| Stated exercise |
Scan the entries and tally the lines that include the string "this". Reply with the figure alone.

--- BEGIN Items ---

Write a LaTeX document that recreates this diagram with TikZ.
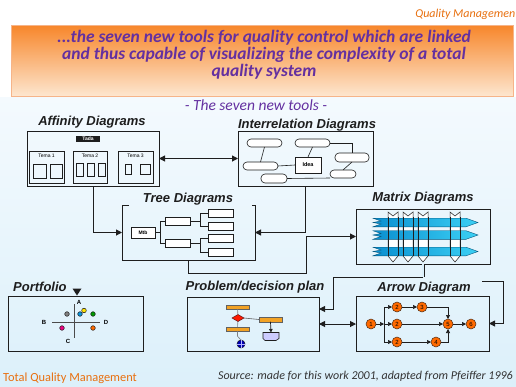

--- END Items ---
--- BEGIN Items ---

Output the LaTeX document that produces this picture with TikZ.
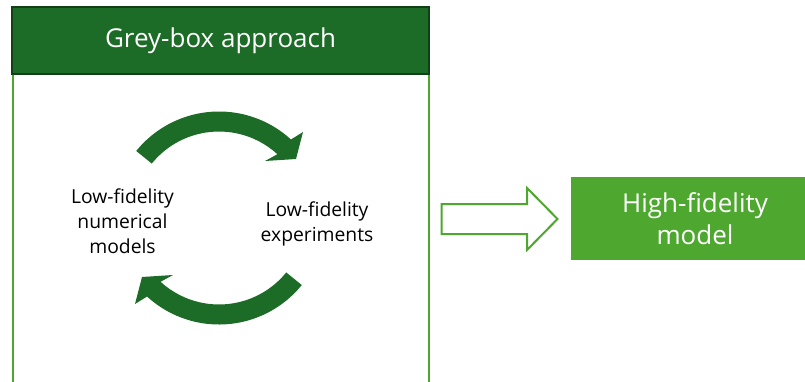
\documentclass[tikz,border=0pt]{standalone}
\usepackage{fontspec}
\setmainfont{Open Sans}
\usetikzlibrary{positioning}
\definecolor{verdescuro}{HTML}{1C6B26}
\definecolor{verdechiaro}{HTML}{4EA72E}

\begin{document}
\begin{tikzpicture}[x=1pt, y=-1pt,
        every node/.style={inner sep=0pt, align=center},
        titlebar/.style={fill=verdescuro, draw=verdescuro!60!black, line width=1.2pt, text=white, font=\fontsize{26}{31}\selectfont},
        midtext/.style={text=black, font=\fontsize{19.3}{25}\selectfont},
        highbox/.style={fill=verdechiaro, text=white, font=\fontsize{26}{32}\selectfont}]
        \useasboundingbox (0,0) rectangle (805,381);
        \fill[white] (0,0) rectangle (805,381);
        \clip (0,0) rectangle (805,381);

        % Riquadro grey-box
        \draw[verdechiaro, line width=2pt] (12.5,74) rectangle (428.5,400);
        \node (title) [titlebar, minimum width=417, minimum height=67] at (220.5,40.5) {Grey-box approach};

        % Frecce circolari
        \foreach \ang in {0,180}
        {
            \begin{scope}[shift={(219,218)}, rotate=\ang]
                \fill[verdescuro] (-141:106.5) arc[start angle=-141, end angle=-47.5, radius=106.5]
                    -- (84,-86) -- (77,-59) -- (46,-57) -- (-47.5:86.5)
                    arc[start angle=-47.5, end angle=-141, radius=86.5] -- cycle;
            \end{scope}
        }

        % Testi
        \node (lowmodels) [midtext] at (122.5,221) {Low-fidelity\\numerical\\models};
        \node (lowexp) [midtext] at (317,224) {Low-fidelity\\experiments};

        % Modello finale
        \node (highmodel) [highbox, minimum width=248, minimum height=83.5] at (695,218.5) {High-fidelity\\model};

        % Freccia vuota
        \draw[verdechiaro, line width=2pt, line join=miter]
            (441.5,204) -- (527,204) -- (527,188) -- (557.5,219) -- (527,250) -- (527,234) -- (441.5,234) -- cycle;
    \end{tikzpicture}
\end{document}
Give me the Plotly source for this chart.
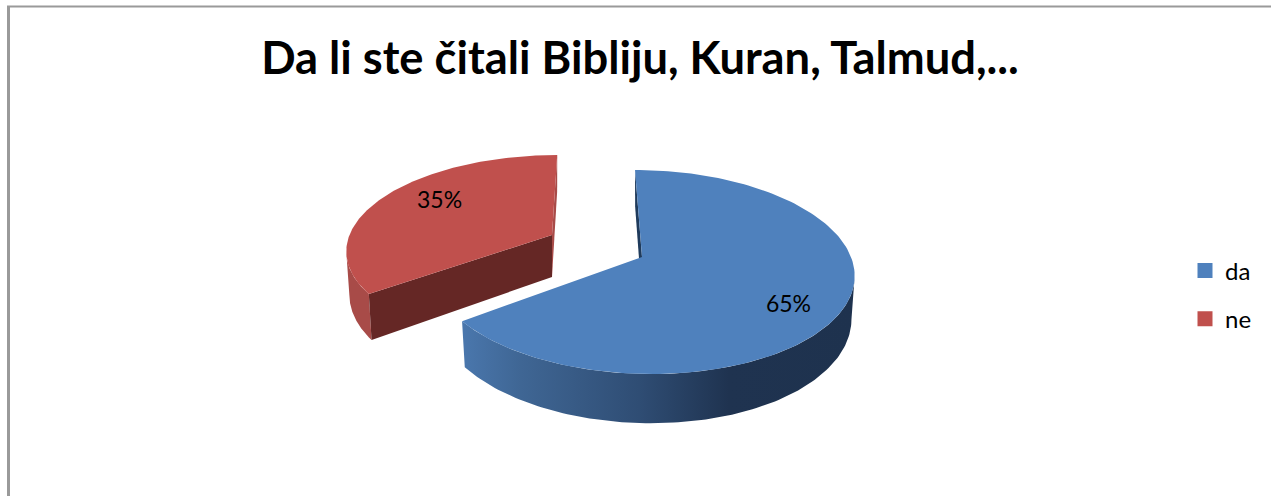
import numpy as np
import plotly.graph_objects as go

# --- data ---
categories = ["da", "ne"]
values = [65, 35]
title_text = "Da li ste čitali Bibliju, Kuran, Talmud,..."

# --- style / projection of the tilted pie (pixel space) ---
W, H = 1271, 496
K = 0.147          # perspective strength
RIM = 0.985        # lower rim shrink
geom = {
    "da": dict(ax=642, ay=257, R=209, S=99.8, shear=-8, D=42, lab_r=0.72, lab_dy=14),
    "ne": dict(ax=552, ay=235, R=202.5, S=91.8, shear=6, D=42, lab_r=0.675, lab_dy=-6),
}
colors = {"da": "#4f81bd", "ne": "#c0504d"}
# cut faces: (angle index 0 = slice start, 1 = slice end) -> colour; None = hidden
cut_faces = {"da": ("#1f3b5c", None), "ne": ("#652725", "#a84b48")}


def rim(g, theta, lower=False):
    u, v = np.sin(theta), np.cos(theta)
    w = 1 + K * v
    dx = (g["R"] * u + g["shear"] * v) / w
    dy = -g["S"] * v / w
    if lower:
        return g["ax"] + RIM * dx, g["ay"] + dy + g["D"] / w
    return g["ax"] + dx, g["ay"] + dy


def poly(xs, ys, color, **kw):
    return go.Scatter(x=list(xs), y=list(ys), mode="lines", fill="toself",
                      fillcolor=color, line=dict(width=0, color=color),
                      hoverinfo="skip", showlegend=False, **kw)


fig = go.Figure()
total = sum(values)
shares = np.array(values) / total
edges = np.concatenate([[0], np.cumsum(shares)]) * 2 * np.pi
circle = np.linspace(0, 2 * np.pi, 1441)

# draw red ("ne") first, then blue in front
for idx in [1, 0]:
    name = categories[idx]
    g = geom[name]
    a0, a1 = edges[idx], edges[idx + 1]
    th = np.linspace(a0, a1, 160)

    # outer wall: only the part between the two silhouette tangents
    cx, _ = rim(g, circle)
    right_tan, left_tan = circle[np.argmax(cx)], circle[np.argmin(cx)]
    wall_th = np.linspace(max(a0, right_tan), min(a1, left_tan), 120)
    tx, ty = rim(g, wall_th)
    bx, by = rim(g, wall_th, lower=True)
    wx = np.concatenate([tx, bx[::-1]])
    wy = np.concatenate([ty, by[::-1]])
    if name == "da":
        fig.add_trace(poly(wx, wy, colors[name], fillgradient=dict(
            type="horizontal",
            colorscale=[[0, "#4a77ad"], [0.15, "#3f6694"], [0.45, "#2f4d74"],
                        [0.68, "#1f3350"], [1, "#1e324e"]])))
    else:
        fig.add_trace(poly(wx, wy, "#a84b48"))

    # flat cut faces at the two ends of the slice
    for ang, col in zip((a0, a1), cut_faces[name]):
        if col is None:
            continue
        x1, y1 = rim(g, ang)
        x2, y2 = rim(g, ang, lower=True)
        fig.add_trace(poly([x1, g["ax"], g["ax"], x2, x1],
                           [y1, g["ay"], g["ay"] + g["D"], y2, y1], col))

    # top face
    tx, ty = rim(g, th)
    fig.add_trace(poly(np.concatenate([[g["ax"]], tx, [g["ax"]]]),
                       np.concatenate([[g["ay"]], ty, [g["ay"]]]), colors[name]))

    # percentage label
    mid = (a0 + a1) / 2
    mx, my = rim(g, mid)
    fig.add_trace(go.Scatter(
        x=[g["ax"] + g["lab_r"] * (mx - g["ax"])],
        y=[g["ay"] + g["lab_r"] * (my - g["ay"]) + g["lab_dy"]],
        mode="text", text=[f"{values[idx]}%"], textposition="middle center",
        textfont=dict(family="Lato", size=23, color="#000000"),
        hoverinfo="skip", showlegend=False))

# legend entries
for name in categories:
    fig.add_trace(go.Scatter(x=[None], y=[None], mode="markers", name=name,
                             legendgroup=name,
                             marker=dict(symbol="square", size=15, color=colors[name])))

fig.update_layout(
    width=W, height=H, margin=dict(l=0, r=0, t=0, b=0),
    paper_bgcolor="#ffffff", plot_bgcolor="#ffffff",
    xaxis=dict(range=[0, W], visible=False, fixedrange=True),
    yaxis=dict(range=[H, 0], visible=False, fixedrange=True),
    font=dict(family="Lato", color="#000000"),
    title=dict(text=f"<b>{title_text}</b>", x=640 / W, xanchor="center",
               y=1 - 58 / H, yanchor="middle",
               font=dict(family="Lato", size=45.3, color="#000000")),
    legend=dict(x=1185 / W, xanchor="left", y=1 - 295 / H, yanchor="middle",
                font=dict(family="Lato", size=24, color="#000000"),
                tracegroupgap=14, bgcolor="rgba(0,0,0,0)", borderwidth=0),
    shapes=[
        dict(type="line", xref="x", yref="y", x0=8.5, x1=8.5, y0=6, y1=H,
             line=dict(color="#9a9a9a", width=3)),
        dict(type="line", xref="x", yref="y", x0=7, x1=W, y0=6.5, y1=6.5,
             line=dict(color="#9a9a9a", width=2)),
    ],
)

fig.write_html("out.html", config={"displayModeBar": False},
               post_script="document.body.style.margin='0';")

--- END Items ---

| Task answer |
3